Human intellect can form innumerable models. There have been many hypotheses of how the solar system (or what we now call the solar system) was arranged. Most of them displayed an internal coherence and even fit by rough aproximation the data on hand, but only one of the models was validated by the findings of science over the long haul. Reading Spengler or Toynbee exposes one to a wealth of erudition and an enormous capacity for analysis, but in the end the richness is more entertaining than insightful (Spengler’s “organismic” conception of civilizations seems to take group selection too far). Toynbee even crosses over into the world of “alternative history” or counterfactual.

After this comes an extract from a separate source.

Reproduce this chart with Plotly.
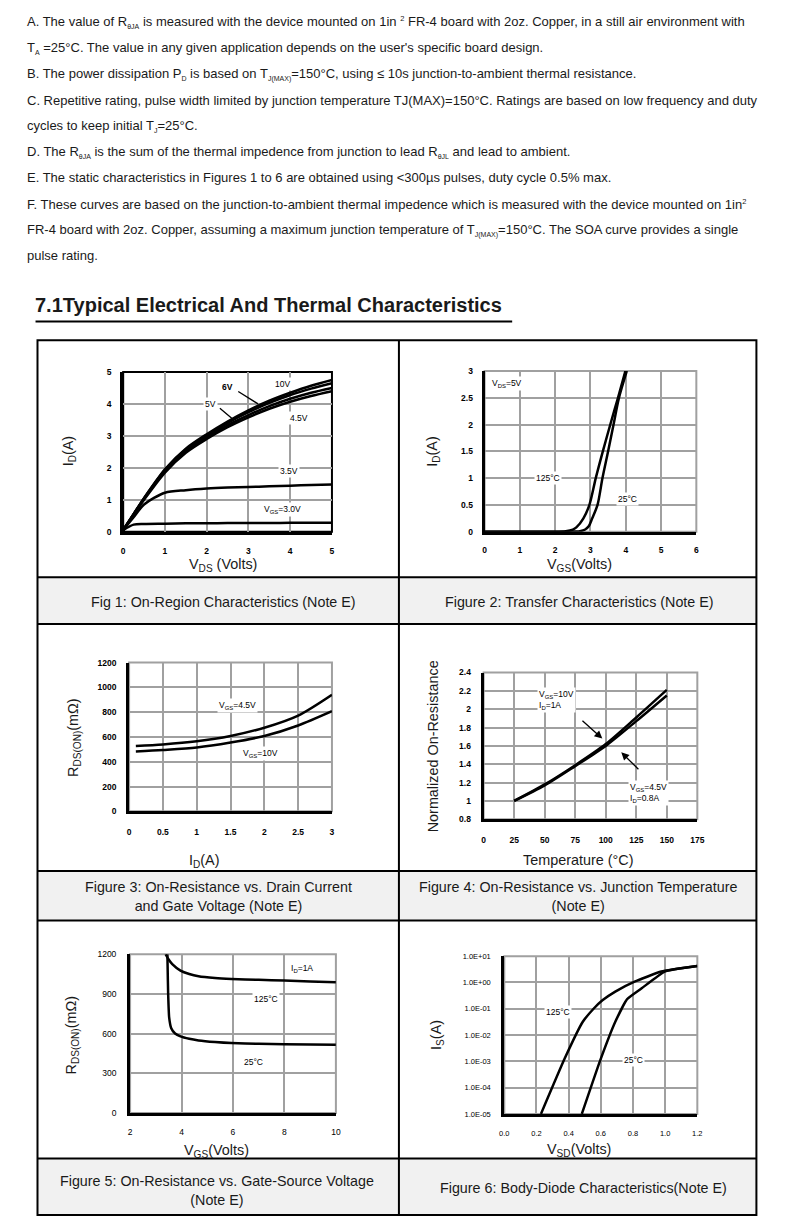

In the end what I would like to see is a genuine algebra of history. I don’t know if this is possible, but right now it is very difficult to precisely comprehend what someone means when they say “significant” or “minor influence.” Adding some numbers like the Rule-of-150 might be a first step, at least we know the precise number (within a narrow range) of this atomic unit. The size difference between the mean size of a male and the mean size of a female is “significant,” but we also know the absolute and relative values. Every scholar has their own internal definition for these sorts of proportional statements, exactitude here and there will allow the audience to calibrate the terms effectively.

Calibration. Precision. Parsimony. Concurrent validation. Building blocks for theoretical models. Those were my real points!